Material:

** START **

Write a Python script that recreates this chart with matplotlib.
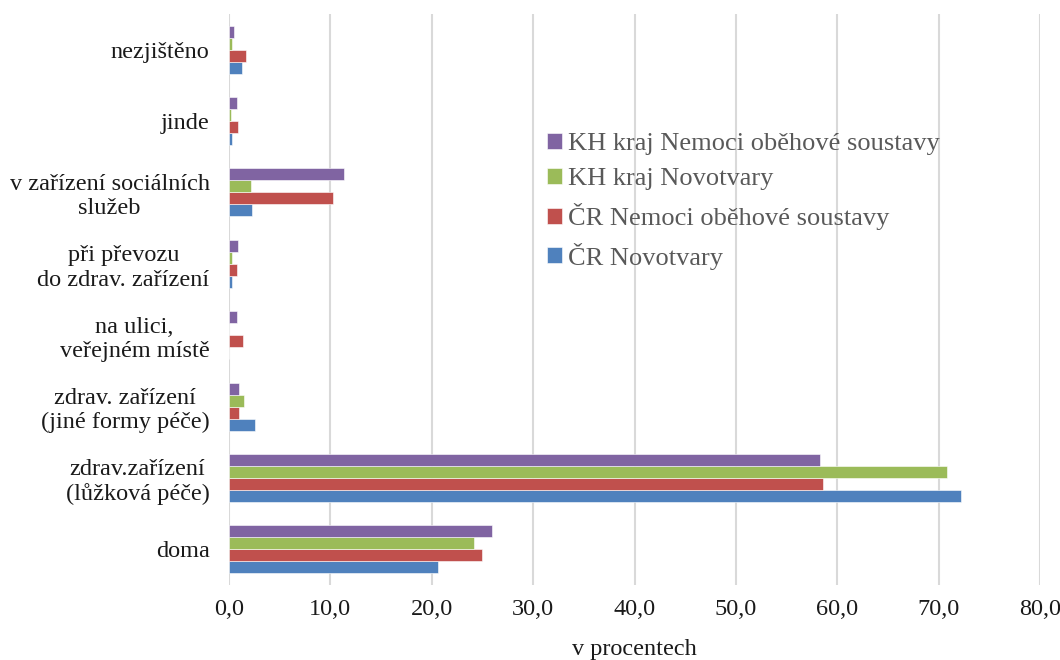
import matplotlib
matplotlib.use("Agg")
import matplotlib.pyplot as plt
import numpy as np
from matplotlib.ticker import FuncFormatter

plt.rcParams['font.family'] = ['Liberation Serif', 'DejaVu Serif']

categories = [
    "doma",
    "zdrav.zařízení\n(lůžková péče)",
    "zdrav. zařízení\n(jiné formy péče)",
    "na ulici,\nveřejném místě",
    "při převozu\ndo zdrav. zařízení",
    "v zařízení sociálních\nslužeb",
    "jinde",
    "nezjištěno",
]

series_names = [
    "ČR Novotvary",
    "ČR Nemoci oběhové soustavy",
    "KH kraj Novotvary",
    "KH kraj Nemoci oběhové soustavy",
]

cr_novotvary = [20.6, 72.2, 2.6, 0.0, 0.25, 2.3, 0.25, 1.3]
cr_obehove = [25.0, 58.6, 1.0, 1.4, 0.8, 10.3, 0.9, 1.7]
kh_novotvary = [24.2, 70.8, 1.5, 0.0, 0.25, 2.2, 0.15, 0.3]
kh_obehove = [25.9, 58.3, 1.0, 0.8, 0.9, 11.3, 0.8, 0.5]

series_values = [cr_novotvary, cr_obehove, kh_novotvary, kh_obehove]
colors = ["#4F81BD", "#C0504D", "#9BBB59", "#8064A2"]

fig = plt.figure(figsize=(10.6, 6.6), dpi=100)
ax = fig.add_axes([229 / 1060, 1 - 585 / 660, 811 / 1060, 571 / 660])

y = np.arange(len(categories))
bar_h = 0.168
offsets = (np.arange(4) - 1.5) * bar_h

handles = []
for vals, name, col, off in zip(series_values, series_names, colors, offsets):
    h = ax.barh(y + off, vals, height=bar_h, color=col, label=name,
                edgecolor='white', linewidth=0.4, zorder=3)
    handles.append(h)

ax.set_xlim(0, 80)
ax.set_ylim(-0.5, len(categories) - 0.5)
ax.set_xticks(np.arange(0, 81, 10))
ax.xaxis.set_major_formatter(FuncFormatter(lambda v, p: f"{v:.1f}".replace(".", ",")))
ax.set_yticks(y)
ax.set_yticklabels(categories, multialignment='center', linespacing=1.2)

ax.grid(axis='x', color='#D9D9D9', linewidth=1.5, zorder=0)
ax.set_axisbelow(True)
for s in ax.spines.values():
    s.set_visible(False)
ax.tick_params(axis='both', length=0, labelsize=17.5, colors='#1a1a1a')
ax.tick_params(axis='x', pad=10)
ax.tick_params(axis='y', pad=14)

ax.set_xlabel("v procentech", fontsize=17.5, color='#1a1a1a', labelpad=14)

leg = ax.legend(handles[::-1], series_names[::-1], loc='center left',
                bbox_to_anchor=(0.376, 0.672), frameon=False, fontsize=19,
                handlelength=0.55, handleheight=0.55, handletextpad=0.25,
                labelspacing=0.48, borderpad=0)
for t in leg.get_texts():
    t.set_color('#595959')

fig.savefig("out.png", dpi=100, facecolor='white')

** END **

Task:
Leave out the pictures and restate, word for word, the lines from the top of the data through the line containing "from matplotlib.ticker import FuncFormatter", both included.

Reply to the task:
Write a Python script that recreates this chart with matplotlib.
import matplotlib
matplotlib.use("Agg")
import matplotlib.pyplot as plt
import numpy as np
from matplotlib.ticker import FuncFormatter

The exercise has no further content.